What you will do ->
Print the listing as it stands, omitting all images.
******
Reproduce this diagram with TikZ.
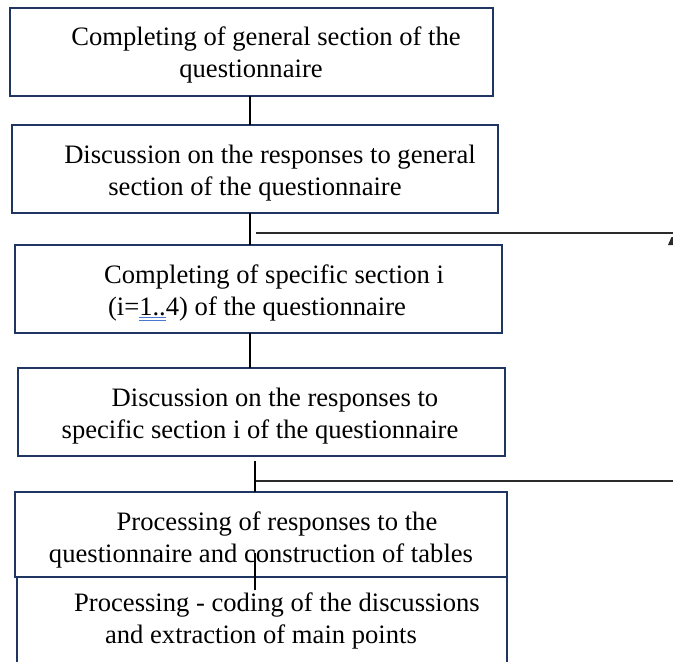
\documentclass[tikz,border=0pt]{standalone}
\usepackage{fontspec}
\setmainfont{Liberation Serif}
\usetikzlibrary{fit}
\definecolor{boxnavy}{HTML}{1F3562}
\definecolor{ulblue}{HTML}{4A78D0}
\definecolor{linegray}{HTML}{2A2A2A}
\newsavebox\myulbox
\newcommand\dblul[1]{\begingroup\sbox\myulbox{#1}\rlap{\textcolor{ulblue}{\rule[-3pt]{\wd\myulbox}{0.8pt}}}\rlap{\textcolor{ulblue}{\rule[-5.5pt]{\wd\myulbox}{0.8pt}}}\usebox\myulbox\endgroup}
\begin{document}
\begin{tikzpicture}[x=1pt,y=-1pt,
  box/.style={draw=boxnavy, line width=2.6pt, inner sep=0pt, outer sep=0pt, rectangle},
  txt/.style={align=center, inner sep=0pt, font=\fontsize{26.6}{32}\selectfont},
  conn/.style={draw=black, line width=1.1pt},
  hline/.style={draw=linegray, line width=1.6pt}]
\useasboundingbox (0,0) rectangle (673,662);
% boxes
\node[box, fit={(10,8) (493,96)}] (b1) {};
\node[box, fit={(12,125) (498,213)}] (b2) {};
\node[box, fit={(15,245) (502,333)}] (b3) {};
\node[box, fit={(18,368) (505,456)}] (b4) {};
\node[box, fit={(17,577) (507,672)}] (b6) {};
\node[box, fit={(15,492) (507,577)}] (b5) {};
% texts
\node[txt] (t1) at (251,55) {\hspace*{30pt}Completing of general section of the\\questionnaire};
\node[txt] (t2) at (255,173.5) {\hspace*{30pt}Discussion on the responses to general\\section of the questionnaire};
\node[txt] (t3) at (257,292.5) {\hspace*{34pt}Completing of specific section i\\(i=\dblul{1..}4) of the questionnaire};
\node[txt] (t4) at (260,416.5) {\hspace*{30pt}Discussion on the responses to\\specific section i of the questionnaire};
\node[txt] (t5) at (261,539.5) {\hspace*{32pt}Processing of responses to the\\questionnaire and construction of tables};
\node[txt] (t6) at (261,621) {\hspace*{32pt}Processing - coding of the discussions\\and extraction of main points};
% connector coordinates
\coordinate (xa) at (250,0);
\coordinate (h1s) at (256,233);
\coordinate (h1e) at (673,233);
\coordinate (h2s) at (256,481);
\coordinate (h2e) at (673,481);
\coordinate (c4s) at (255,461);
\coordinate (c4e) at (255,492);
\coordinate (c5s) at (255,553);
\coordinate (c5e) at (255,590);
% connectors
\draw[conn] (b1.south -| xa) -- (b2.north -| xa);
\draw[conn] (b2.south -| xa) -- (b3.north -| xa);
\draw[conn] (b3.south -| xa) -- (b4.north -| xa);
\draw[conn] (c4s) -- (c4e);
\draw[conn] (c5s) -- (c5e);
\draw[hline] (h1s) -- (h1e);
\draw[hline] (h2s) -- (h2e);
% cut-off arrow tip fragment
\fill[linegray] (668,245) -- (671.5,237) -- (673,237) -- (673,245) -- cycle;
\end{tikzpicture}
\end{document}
******
Exercise output ->
Reproduce this diagram with TikZ.
\documentclass[tikz,border=0pt]{standalone}
\usepackage{fontspec}
\setmainfont{Liberation Serif}
\usetikzlibrary{fit}
\definecolor{boxnavy}{HTML}{1F3562}
\definecolor{ulblue}{HTML}{4A78D0}
\definecolor{linegray}{HTML}{2A2A2A}
\newsavebox\myulbox
\newcommand\dblul[1]{\begingroup\sbox\myulbox{#1}\rlap{\textcolor{ulblue}{\rule[-3pt]{\wd\myulbox}{0.8pt}}}\rlap{\textcolor{ulblue}{\rule[-5.5pt]{\wd\myulbox}{0.8pt}}}\usebox\myulbox\endgroup}
\begin{document}
\begin{tikzpicture}[x=1pt,y=-1pt,
  box/.style={draw=boxnavy, line width=2.6pt, inner sep=0pt, outer sep=0pt, rectangle},
  txt/.style={align=center, inner sep=0pt, font=\fontsize{26.6}{32}\selectfont},
  conn/.style={draw=black, line width=1.1pt},
  hline/.style={draw=linegray, line width=1.6pt}]
\useasboundingbox (0,0) rectangle (673,662);
% boxes
\node[box, fit={(10,8) (493,96)}] (b1) {};
\node[box, fit={(12,125) (498,213)}] (b2) {};
\node[box, fit={(15,245) (502,333)}] (b3) {};
\node[box, fit={(18,368) (505,456)}] (b4) {};
\node[box, fit={(17,577) (507,672)}] (b6) {};
\node[box, fit={(15,492) (507,577)}] (b5) {};
% texts
\node[txt] (t1) at (251,55) {\hspace*{30pt}Completing of general section of the\\questionnaire};
\node[txt] (t2) at (255,173.5) {\hspace*{30pt}Discussion on the responses to general\\section of the questionnaire};
\node[txt] (t3) at (257,292.5) {\hspace*{34pt}Completing of specific section i\\(i=\dblul{1..}4) of the questionnaire};
\node[txt] (t4) at (260,416.5) {\hspace*{30pt}Discussion on the responses to\\specific section i of the questionnaire};
\node[txt] (t5) at (261,539.5) {\hspace*{32pt}Processing of responses to the\\questionnaire and construction of tables};
\node[txt] (t6) at (261,621) {\hspace*{32pt}Processing - coding of the discussions\\and extraction of main points};
% connector coordinates
\coordinate (xa) at (250,0);
\coordinate (h1s) at (256,233);
\coordinate (h1e) at (673,233);
\coordinate (h2s) at (256,481);
\coordinate (h2e) at (673,481);
\coordinate (c4s) at (255,461);
\coordinate (c4e) at (255,492);
\coordinate (c5s) at (255,553);
\coordinate (c5e) at (255,590);
% connectors
\draw[conn] (b1.south -| xa) -- (b2.north -| xa);
\draw[conn] (b2.south -| xa) -- (b3.north -| xa);
\draw[conn] (b3.south -| xa) -- (b4.north -| xa);
\draw[conn] (c4s) -- (c4e);
\draw[conn] (c5s) -- (c5e);
\draw[hline] (h1s) -- (h1e);
\draw[hline] (h2s) -- (h2e);
% cut-off arrow tip fragment
\fill[linegray] (668,245) -- (671.5,237) -- (673,237) -- (673,245) -- cycle;
\end{tikzpicture}
\end{document}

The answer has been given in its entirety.